Dr. Ypeij and Rev. J.J. Dermout,History of the Dutch Reformed Church Vol. 1,1819.
“The modern Mennonites affirm that their predecessors were the descendants of the Waldenses.” Mosheim, Institute of Ecclesiastical History, p. 200, 1755.
These churches met with the Mennonite or Anabaptist which kept many of the Old Testament Law such as the 7th Day Sabbath.
Baptist heritage is more closely related to the Gainsborough congregation where John Smyth and Thomas Helwys were leaders. Their congregation left England about 1607. Soon after they arrived in Holland they came under influence of the Anabaptist teachings through the Mennonites….
Smyth’s church in Amsterdam, founded on the principle of adult baptism in 1609, is considered the first truly Baptist church. Two years later the congregation split with part of them remaining in Holland where they eventually united with the Mennonites. The other part, led by Thomas Helwys returned to England where they settled at Spitalfield just outside London. (Sanford, Don A., A Choosing People: The History of Seventh Day Baptists, Broadman Press, Nashville, Tennessee (1992) pp. 39-40, 86.
In Fact the Scrooby Congregation started the 7th Day Baptist Church in America. See Proof below:
“Among the Scrooby congregation which fled to Holland but who did not come to America until a decade later was John Dunham, whose grandson, Reverend Edmund Dunham, founded the Seventh Day Baptist church in Piscataway, New Jersey, nearly a century later in 1705.”
(Sanford, Don A., A Choosing People: The History of Seventh Day Baptists, Broadman Press, Nashville, Tennessee (1992) pp. 39-40, 86.

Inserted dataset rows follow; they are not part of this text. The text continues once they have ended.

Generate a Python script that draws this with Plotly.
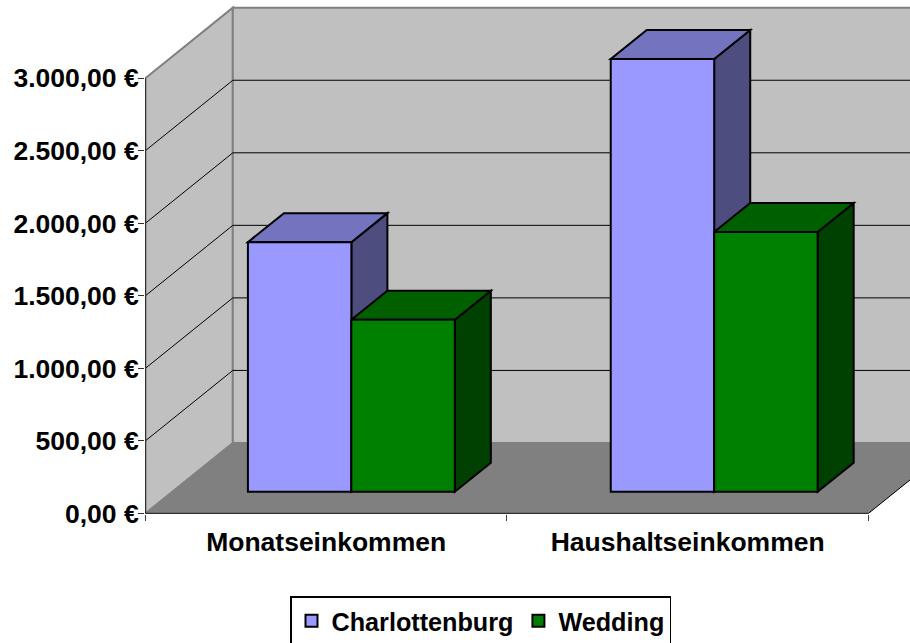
import plotly.graph_objects as go

categories = ["Monatseinkommen", "Haushaltseinkommen"]
charlottenburg = [1720, 2982]
wedding = [1185, 1790]
y_ticks = [0, 500, 1000, 1500, 2000, 2500, 3000]
y_labels = ["0,00 €", "500,00 €", "1.000,00 €", "1.500,00 €", "2.000,00 €", "2.500,00 €", "3.000,00 €"]

FONT = "Liberation Sans"
PX_X = 361.7          # pixels per category
PX_Y = 72.6 / 500     # pixels per euro
DX = 87.5 / PX_X      # wall depth on the x axis
DY = 70.5 / PX_Y      # wall depth on the y axis
Z_FRONT, Z_BACK = 0.308, 0.72
BAR_W = 103.5 / PX_X
XMAX = 2.0
GROUP_START = 0.5698
GROUP_STEP = 1.0036


def P(x, y, z=0.0):
    return x + z * DX, y + z * DY


def poly(points, fill, line=None, width=0):
    path = "M" + "L".join(f"{x},{y}" for x, y in points) + "Z"
    return dict(type="path", xref="x", yref="y", path=path, fillcolor=fill, layer="below",
                line=dict(color=line or fill, width=width))


def seg(a, b, color="black", width=1, layer="below"):
    return dict(type="line", xref="x", yref="y", x0=a[0], y0=a[1], x1=b[0], y1=b[1],
                layer=layer, line=dict(color=color, width=width))


top = y_ticks[-1]
shapes = [
    poly([P(0, 0), P(XMAX, 0), P(XMAX, 0, 1), P(0, 0, 1)], "#808080"),
    poly([P(0, 0), P(0, top), P(0, top, 1), P(0, 0, 1)], "#C0C0C0", "#808080", 2),
    poly([P(0, 0, 1), P(0, top, 1), P(XMAX, top, 1), P(XMAX, 0, 1)], "#C0C0C0", "#808080", 2),
]
shapes.append(poly([P(0, 0), P(0, 0, 1), P(XMAX, 0, 1), P(XMAX, 0)], "#808080"))
for v in y_ticks[1:-1]:
    shapes.append(seg(P(0, v), P(0, v, 1)))
    shapes.append(seg(P(0, v, 1), P(XMAX, v, 1)))
shapes.append(seg(P(XMAX, 0), P(XMAX, 0, 1)))

centers = []
for i, (a, b) in enumerate(zip(charlottenburg, wedding)):
    cx = GROUP_START + i * GROUP_STEP
    centers.append(cx)
    lx, mx, rx = cx - BAR_W, cx, cx + BAR_W
    base = Z_FRONT * DY
    tz = Z_BACK - Z_FRONT
    for x0, x1, v, c_top, c_side in [
        (lx, mx, a, "#7373BF", "#4D4D80"),
        (mx, rx, b, "#006000", "#004000"),
    ]:
        fy = base + v
        shapes.append(poly([P(x1, base), P(x1, fy), P(x1, fy, tz), P(x1, base, tz)], c_side, "black", 2))
        shapes.append(poly([P(x0, fy), P(x1, fy), P(x1, fy, tz), P(x0, fy, tz)], c_top, "black", 2))

shapes.append(seg(P(0, 0), P(0, top), "#303030", 1.5, "above"))
shapes.append(seg(P(0, 0), P(XMAX, 0), "#303030", 1.5, "above"))

base_val = Z_FRONT * DY
fig = go.Figure()
fig.add_bar(name="Charlottenburg", x=centers, y=charlottenburg, base=[base_val] * 2,
            marker=dict(color="#9999FF", line=dict(color="black", width=2)))
fig.add_bar(name="Wedding", x=centers, y=wedding, base=[base_val] * 2,
            marker=dict(color="#008000", line=dict(color="black", width=2)))

fig.update_layout(
    width=910, height=643,
    margin=dict(l=145, r=0, t=0, b=128.5, pad=0, autoexpand=False),
    paper_bgcolor="white", plot_bgcolor="white",
    barmode="group", bargap=1 - 2 * BAR_W / GROUP_STEP, bargroupgap=0,
    shapes=shapes,
    font=dict(family=FONT, color="black"),
    xaxis=dict(
        range=[-0.001, 765 / PX_X], showgrid=False, zeroline=False, showline=False,
        tickmode="array", tickvals=[0.5, 1.5], ticktext=categories, ticks="",
        tickfont=dict(family=FONT, size=26.5, weight=700), ticklabelstandoff=9,
        minor=dict(tickmode="array", tickvals=[0, 1, 2], ticks="outside", ticklen=6,
                   tickwidth=1, tickcolor="#404040", showgrid=False),
    ),
    yaxis=dict(
        range=[-4, 514.4 / PX_Y - 4], showgrid=False, zeroline=False, showline=False,
        tickmode="array", tickvals=y_ticks, ticktext=y_labels, ticks="outside", ticklen=6,
        tickwidth=1, tickcolor="#303030", ticklabelstandoff=-6,
        tickfont=dict(family=FONT, size=26.5, weight=700),
    ),
    legend=dict(
        orientation="h", xanchor="left", yanchor="top", x=(290 - 145) / 765, y=1 - 597 / 514.5,
        bgcolor="white", bordercolor="black", borderwidth=1.5,
        font=dict(family=FONT, size=25.2, weight=700, color="black"),
        traceorder="normal",
    ),
)

fig.write_html("out.html", config=dict(displayModeBar=False),
               post_script="document.body.style.margin='0';document.body.style.overflow='hidden';")
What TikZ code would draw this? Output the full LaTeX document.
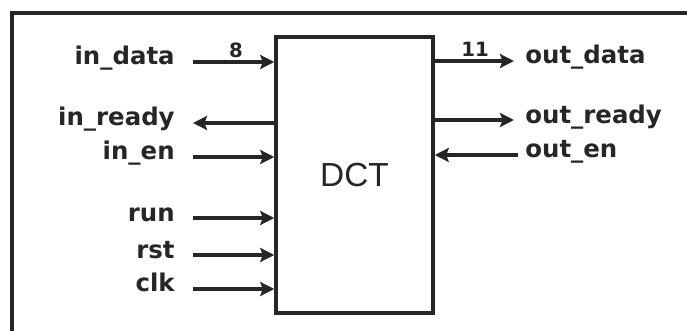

The Pilgrims came from three churches Scrooby, Gainborough, and Southwark. They fled to Holland where many attended with the Mennonites. The Mennonites were the descendants for the Waldesians who fled also to Holland. The Mennonites were 7th Day Sabbath Keepers. Members from the Scrooby Congregation later founded the Seventh Day Baptist Church in 1705. Both John Robinson and William Bradford were members of the Scrooby Congregation.